Below is the data. Give it again, complete and exact.

────────────────────

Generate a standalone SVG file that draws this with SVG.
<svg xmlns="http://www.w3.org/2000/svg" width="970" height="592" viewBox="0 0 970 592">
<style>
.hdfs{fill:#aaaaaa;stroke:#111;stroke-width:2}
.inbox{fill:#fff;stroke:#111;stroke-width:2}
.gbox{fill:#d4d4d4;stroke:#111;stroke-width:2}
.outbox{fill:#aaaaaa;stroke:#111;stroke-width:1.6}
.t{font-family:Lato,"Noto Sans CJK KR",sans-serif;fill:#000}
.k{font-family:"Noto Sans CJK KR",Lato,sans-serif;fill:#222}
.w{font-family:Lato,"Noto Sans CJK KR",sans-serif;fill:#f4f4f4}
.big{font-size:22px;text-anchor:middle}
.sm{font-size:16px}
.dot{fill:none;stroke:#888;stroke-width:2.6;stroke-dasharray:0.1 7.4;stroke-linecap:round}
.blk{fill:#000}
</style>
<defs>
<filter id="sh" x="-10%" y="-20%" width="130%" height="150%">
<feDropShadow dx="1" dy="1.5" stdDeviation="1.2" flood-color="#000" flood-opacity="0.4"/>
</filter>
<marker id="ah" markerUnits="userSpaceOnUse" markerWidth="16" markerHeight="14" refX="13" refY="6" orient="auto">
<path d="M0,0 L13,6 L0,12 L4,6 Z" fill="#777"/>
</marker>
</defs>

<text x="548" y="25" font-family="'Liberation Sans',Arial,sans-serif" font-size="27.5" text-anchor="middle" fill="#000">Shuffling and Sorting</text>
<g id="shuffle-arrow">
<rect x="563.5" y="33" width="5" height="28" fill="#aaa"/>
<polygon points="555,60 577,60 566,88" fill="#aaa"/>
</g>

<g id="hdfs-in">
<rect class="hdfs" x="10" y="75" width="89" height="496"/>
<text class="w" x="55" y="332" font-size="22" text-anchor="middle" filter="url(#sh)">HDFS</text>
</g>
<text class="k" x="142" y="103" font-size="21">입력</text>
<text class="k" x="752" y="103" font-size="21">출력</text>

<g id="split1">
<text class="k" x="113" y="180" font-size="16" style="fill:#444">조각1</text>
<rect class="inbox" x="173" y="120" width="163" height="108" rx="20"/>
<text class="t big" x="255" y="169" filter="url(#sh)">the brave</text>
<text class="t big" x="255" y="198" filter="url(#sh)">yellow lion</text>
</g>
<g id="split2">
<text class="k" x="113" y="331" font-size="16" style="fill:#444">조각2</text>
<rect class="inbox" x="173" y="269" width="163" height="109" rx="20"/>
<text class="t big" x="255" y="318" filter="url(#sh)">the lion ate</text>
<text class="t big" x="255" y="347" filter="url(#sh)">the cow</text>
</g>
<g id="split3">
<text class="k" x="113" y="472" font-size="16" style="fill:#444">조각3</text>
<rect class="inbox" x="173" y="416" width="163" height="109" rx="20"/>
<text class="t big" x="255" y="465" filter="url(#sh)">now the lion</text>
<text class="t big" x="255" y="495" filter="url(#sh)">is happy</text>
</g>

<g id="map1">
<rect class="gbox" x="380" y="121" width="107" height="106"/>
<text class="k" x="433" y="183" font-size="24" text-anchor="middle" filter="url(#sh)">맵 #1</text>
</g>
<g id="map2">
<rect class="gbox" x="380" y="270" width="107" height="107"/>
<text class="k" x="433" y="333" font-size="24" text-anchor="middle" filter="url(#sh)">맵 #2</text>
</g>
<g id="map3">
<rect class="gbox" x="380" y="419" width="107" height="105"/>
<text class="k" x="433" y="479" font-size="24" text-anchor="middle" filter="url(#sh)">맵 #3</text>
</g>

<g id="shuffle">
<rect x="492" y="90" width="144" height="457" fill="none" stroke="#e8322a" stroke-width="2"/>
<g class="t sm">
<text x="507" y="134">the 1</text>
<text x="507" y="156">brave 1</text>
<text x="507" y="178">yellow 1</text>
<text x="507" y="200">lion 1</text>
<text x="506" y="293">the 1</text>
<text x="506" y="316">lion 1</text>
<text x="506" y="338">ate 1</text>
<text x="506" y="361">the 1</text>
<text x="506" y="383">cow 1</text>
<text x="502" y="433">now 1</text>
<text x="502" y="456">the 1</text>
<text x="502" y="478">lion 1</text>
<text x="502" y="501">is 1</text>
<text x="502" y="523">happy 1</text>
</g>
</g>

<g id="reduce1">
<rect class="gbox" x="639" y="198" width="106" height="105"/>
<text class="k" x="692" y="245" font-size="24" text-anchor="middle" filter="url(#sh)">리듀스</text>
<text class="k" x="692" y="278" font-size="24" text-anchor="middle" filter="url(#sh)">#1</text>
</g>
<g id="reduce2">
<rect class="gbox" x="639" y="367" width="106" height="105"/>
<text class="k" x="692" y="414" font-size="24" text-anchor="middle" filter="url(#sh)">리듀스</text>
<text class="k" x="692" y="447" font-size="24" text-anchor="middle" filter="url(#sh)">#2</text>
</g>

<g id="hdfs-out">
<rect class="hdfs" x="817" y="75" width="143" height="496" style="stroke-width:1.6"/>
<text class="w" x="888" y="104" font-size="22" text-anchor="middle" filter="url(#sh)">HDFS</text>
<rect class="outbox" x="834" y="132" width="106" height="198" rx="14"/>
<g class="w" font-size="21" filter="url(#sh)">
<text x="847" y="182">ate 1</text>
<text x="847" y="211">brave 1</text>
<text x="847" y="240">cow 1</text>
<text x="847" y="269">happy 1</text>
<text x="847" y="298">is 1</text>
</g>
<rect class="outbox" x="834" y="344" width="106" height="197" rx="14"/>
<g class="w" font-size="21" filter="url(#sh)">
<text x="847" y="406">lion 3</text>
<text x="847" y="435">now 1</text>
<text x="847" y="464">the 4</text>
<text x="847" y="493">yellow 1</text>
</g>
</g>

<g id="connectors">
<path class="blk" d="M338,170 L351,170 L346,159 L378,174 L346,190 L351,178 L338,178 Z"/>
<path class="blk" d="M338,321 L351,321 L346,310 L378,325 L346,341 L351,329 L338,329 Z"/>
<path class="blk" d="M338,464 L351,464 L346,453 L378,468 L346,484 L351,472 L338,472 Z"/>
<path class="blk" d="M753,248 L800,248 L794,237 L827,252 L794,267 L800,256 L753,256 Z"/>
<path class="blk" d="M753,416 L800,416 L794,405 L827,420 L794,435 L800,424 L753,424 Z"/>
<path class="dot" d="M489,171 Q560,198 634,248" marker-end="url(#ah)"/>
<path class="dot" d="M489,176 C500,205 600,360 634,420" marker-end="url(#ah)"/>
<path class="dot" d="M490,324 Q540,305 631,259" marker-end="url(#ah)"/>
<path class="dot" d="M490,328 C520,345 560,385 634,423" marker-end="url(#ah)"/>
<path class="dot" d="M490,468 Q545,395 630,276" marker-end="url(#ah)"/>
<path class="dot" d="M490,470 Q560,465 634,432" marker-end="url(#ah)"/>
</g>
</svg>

────────────────────

■ FULL RESPONSE
Generate a standalone SVG file that draws this with SVG.
<svg xmlns="http://www.w3.org/2000/svg" width="970" height="592" viewBox="0 0 970 592">
<style>
.hdfs{fill:#aaaaaa;stroke:#111;stroke-width:2}
.inbox{fill:#fff;stroke:#111;stroke-width:2}
.gbox{fill:#d4d4d4;stroke:#111;stroke-width:2}
.outbox{fill:#aaaaaa;stroke:#111;stroke-width:1.6}
.t{font-family:Lato,"Noto Sans CJK KR",sans-serif;fill:#000}
.k{font-family:"Noto Sans CJK KR",Lato,sans-serif;fill:#222}
.w{font-family:Lato,"Noto Sans CJK KR",sans-serif;fill:#f4f4f4}
.big{font-size:22px;text-anchor:middle}
.sm{font-size:16px}
.dot{fill:none;stroke:#888;stroke-width:2.6;stroke-dasharray:0.1 7.4;stroke-linecap:round}
.blk{fill:#000}
</style>
<defs>
<filter id="sh" x="-10%" y="-20%" width="130%" height="150%">
<feDropShadow dx="1" dy="1.5" stdDeviation="1.2" flood-color="#000" flood-opacity="0.4"/>
</filter>
<marker id="ah" markerUnits="userSpaceOnUse" markerWidth="16" markerHeight="14" refX="13" refY="6" orient="auto">
<path d="M0,0 L13,6 L0,12 L4,6 Z" fill="#777"/>
</marker>
</defs>

<text x="548" y="25" font-family="'Liberation Sans',Arial,sans-serif" font-size="27.5" text-anchor="middle" fill="#000">Shuffling and Sorting</text>
<g id="shuffle-arrow">
<rect x="563.5" y="33" width="5" height="28" fill="#aaa"/>
<polygon points="555,60 577,60 566,88" fill="#aaa"/>
</g>

<g id="hdfs-in">
<rect class="hdfs" x="10" y="75" width="89" height="496"/>
<text class="w" x="55" y="332" font-size="22" text-anchor="middle" filter="url(#sh)">HDFS</text>
</g>
<text class="k" x="142" y="103" font-size="21">입력</text>
<text class="k" x="752" y="103" font-size="21">출력</text>

<g id="split1">
<text class="k" x="113" y="180" font-size="16" style="fill:#444">조각1</text>
<rect class="inbox" x="173" y="120" width="163" height="108" rx="20"/>
<text class="t big" x="255" y="169" filter="url(#sh)">the brave</text>
<text class="t big" x="255" y="198" filter="url(#sh)">yellow lion</text>
</g>
<g id="split2">
<text class="k" x="113" y="331" font-size="16" style="fill:#444">조각2</text>
<rect class="inbox" x="173" y="269" width="163" height="109" rx="20"/>
<text class="t big" x="255" y="318" filter="url(#sh)">the lion ate</text>
<text class="t big" x="255" y="347" filter="url(#sh)">the cow</text>
</g>
<g id="split3">
<text class="k" x="113" y="472" font-size="16" style="fill:#444">조각3</text>
<rect class="inbox" x="173" y="416" width="163" height="109" rx="20"/>
<text class="t big" x="255" y="465" filter="url(#sh)">now the lion</text>
<text class="t big" x="255" y="495" filter="url(#sh)">is happy</text>
</g>

<g id="map1">
<rect class="gbox" x="380" y="121" width="107" height="106"/>
<text class="k" x="433" y="183" font-size="24" text-anchor="middle" filter="url(#sh)">맵 #1</text>
</g>
<g id="map2">
<rect class="gbox" x="380" y="270" width="107" height="107"/>
<text class="k" x="433" y="333" font-size="24" text-anchor="middle" filter="url(#sh)">맵 #2</text>
</g>
<g id="map3">
<rect class="gbox" x="380" y="419" width="107" height="105"/>
<text class="k" x="433" y="479" font-size="24" text-anchor="middle" filter="url(#sh)">맵 #3</text>
</g>

<g id="shuffle">
<rect x="492" y="90" width="144" height="457" fill="none" stroke="#e8322a" stroke-width="2"/>
<g class="t sm">
<text x="507" y="134">the 1</text>
<text x="507" y="156">brave 1</text>
<text x="507" y="178">yellow 1</text>
<text x="507" y="200">lion 1</text>
<text x="506" y="293">the 1</text>
<text x="506" y="316">lion 1</text>
<text x="506" y="338">ate 1</text>
<text x="506" y="361">the 1</text>
<text x="506" y="383">cow 1</text>
<text x="502" y="433">now 1</text>
<text x="502" y="456">the 1</text>
<text x="502" y="478">lion 1</text>
<text x="502" y="501">is 1</text>
<text x="502" y="523">happy 1</text>
</g>
</g>

<g id="reduce1">
<rect class="gbox" x="639" y="198" width="106" height="105"/>
<text class="k" x="692" y="245" font-size="24" text-anchor="middle" filter="url(#sh)">리듀스</text>
<text class="k" x="692" y="278" font-size="24" text-anchor="middle" filter="url(#sh)">#1</text>
</g>
<g id="reduce2">
<rect class="gbox" x="639" y="367" width="106" height="105"/>
<text class="k" x="692" y="414" font-size="24" text-anchor="middle" filter="url(#sh)">리듀스</text>
<text class="k" x="692" y="447" font-size="24" text-anchor="middle" filter="url(#sh)">#2</text>
</g>

<g id="hdfs-out">
<rect class="hdfs" x="817" y="75" width="143" height="496" style="stroke-width:1.6"/>
<text class="w" x="888" y="104" font-size="22" text-anchor="middle" filter="url(#sh)">HDFS</text>
<rect class="outbox" x="834" y="132" width="106" height="198" rx="14"/>
<g class="w" font-size="21" filter="url(#sh)">
<text x="847" y="182">ate 1</text>
<text x="847" y="211">brave 1</text>
<text x="847" y="240">cow 1</text>
<text x="847" y="269">happy 1</text>
<text x="847" y="298">is 1</text>
</g>
<rect class="outbox" x="834" y="344" width="106" height="197" rx="14"/>
<g class="w" font-size="21" filter="url(#sh)">
<text x="847" y="406">lion 3</text>
<text x="847" y="435">now 1</text>
<text x="847" y="464">the 4</text>
<text x="847" y="493">yellow 1</text>
</g>
</g>

<g id="connectors">
<path class="blk" d="M338,170 L351,170 L346,159 L378,174 L346,190 L351,178 L338,178 Z"/>
<path class="blk" d="M338,321 L351,321 L346,310 L378,325 L346,341 L351,329 L338,329 Z"/>
<path class="blk" d="M338,464 L351,464 L346,453 L378,468 L346,484 L351,472 L338,472 Z"/>
<path class="blk" d="M753,248 L800,248 L794,237 L827,252 L794,267 L800,256 L753,256 Z"/>
<path class="blk" d="M753,416 L800,416 L794,405 L827,420 L794,435 L800,424 L753,424 Z"/>
<path class="dot" d="M489,171 Q560,198 634,248" marker-end="url(#ah)"/>
<path class="dot" d="M489,176 C500,205 600,360 634,420" marker-end="url(#ah)"/>
<path class="dot" d="M490,324 Q540,305 631,259" marker-end="url(#ah)"/>
<path class="dot" d="M490,328 C520,345 560,385 634,423" marker-end="url(#ah)"/>
<path class="dot" d="M490,468 Q545,395 630,276" marker-end="url(#ah)"/>
<path class="dot" d="M490,470 Q560,465 634,432" marker-end="url(#ah)"/>
</g>
</svg>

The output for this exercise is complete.